THUNDER BAY — The head of Thunder Bay’s regional hospital says the institution may need to once again delay less urgent procedures and create special units this winter, facing a resurgent flu and a potential spike in COVID-19 cases.
Rhonda Crocker Ellacott, president of the Thunder Bay Regional Health Sciences Centre, said in a Wednesday interview the hospital is still being “significantly” impacted by COVID-19.
“The confluence of adding early [surge] of the seasonal flu onto that has meant there’s a significant increase in the number of patients presenting in the emergency department with respiratory illness,” she said. “It’s flu, it’s COVID, it’s other respiratory illnesses.”
The hospital’s emergency department, which she said typically sees 250 to 260 patients a day, had 309 in one day earlier this week.
That’s been driven in part by a flu season that’s expected to be more severe this year.
“We’ve already begun to see that over the last seven to 10 days, there’s significant case presentations in the emergency department with seasonal flu,” said Crocker Ellacott.
Those have involved children under 11 and those over 65 in particular, she added.
While the number of COVID-positive patients remains far from highs seen earlier in the pandemic, the virus has had a larger impact this fall than last. The hospital admitted an average of one COVID-positive patient a day in October 2021. This year, the average was 32 a day.
There were a total of 40 patients testing positive for COVID-19 in hospital as of Wednesday, with one of those in the intensive care unit.
Even if the majority — around 80 per cent — are now admitted for reasons other than COVID-19, and test positive incidentally, it still adds strain on the hospital, Crocker Ellacott said.
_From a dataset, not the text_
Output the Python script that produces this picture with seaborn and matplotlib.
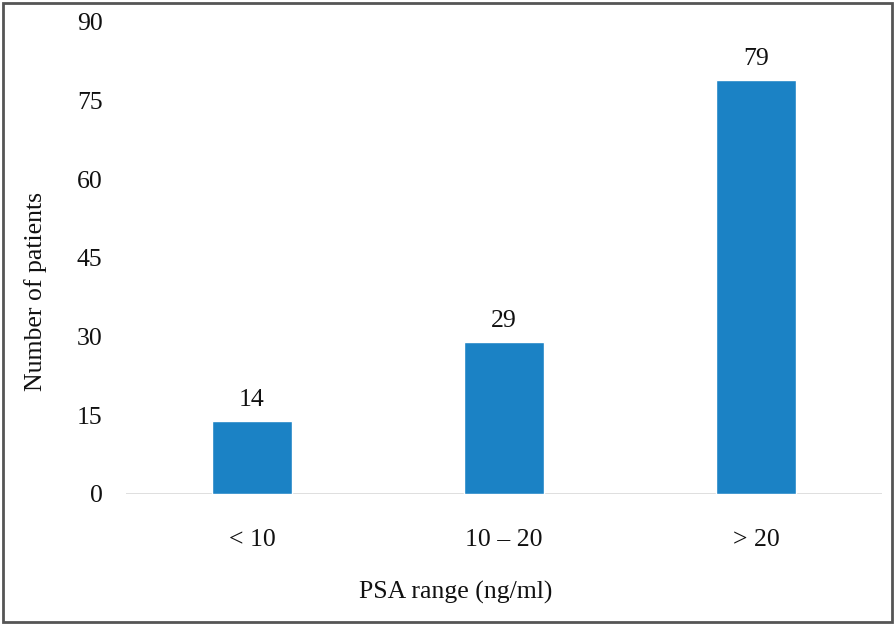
import matplotlib
matplotlib.use("Agg")
import matplotlib.pyplot as plt
import seaborn as sns
import pandas as pd
from matplotlib.patches import Rectangle

categories = ["< 10", "10 – 20", "> 20"]
patients = [14, 29, 79]
y_ticks = [0, 15, 30, 45, 60, 75, 90]

df = pd.DataFrame({"PSA range": categories, "Patients": patients})

sns.set_theme(style="white")
plt.rcParams["font.family"] = ["Liberation Serif", "DejaVu Serif"]
text_color = "#111111"

fig = plt.figure(figsize=(8.95, 6.25), dpi=100)
ax = fig.add_axes([0.1408, 0.2096, 0.8447, 0.7552])

sns.barplot(data=df, x="PSA range", y="Patients", color="#1B82C5",
            width=0.314, saturation=1, ax=ax, zorder=3)

for i, v in enumerate(patients):
    ax.text(i, v + 1.9, str(v), ha="center", va="bottom",
            fontsize=18.5, color=text_color)

ax.set_xlim(-0.5, 2.5)
ax.set_ylim(0, 90)
ax.set_yticks(y_ticks)
ax.set_yticklabels([str(t) for t in y_ticks])
ax.axhline(0, color="#d9d9d9", lw=1.2, zorder=2)

for s in ax.spines.values():
    s.set_visible(False)
ax.tick_params(axis="both", length=0, labelsize=18.5, colors=text_color)
ax.tick_params(axis="y", pad=17)
ax.tick_params(axis="x", pad=25)

ax.set_xlabel("PSA range (ng/ml)", fontsize=18.5, color=text_color)
ax.set_ylabel("Number of patients", fontsize=18.5, color=text_color)
ax.xaxis.set_label_coords(0.436, -0.184)
ax.yaxis.set_label_coords(-0.105, 0.43)

fig.patches.append(Rectangle((0.0035, 0.005), 0.993, 0.99, transform=fig.transFigure,
                             fill=False, edgecolor="#555555", lw=2))

fig.savefig("out.png", dpi=100, facecolor="white")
“We still need to manage those patients from an infection prevention and control perspective, the same way as somebody who is being cared for primarily for COVID.”
As of Wednesday, the hospital reported its medical/surgical occupancy at approximately 103.5 per cent and its ICU occupancy at 81.8 per cent.
The hospital is urging members of the public to seek out other health care options for non-urgent medical issues.
“If you don’t have an urgent or emergent issue, if there’s other areas of care you can go to, if you can go to your family physician, if you can go to other clinics, TeleHealth — there are other options, not just the Emergency Department,” said Crocker Ellacott, who added wait times for non-urgent issues can be lengthy when the ER is busy.
It’s one sign that the pandemic continues to badly affect operations at the hospital, she said.
“With COVID, the community has returned to a level of normalcy, which we would expect. In hospitals, we haven’t returned to that normalcy and we haven’t returned to our pre-pandemic state, and I don’t anticipate that anywhere in the foreseeable future … Staff haven’t had a break.”
When COVID surges recede, staff are kept busy trying to make a dent in the list of delayed procedures that grew significantly during the pandemic, she said.
“Right now, we’re trying to do all things — we’re really trying to address the backlog in surgery [and] diagnostics, provide care to patients… for COVID.”
While Crocker Ellacott expressed confidence in the ability of hospital staff to continue weathering those challenges, she is concerned a potential rise in COVID-19 cases could delay more surgeries and tests.
“There’s a number of surge plans we have at the ready should we need to pull the trigger on those things,” she said. “We’ll have to make choices just like we did during the height of the pandemic, where we would defer some elective surgeries for example, some elective diagnostics.”
“We don’t want to have to do those things, but we certainly have a program where we’ll able to… ensure those that have the most significant health concerns, those get addressed as quickly as possible.”
The hospital is considering steps including a dedicated respiratory illness unit to respond if necessary, she added.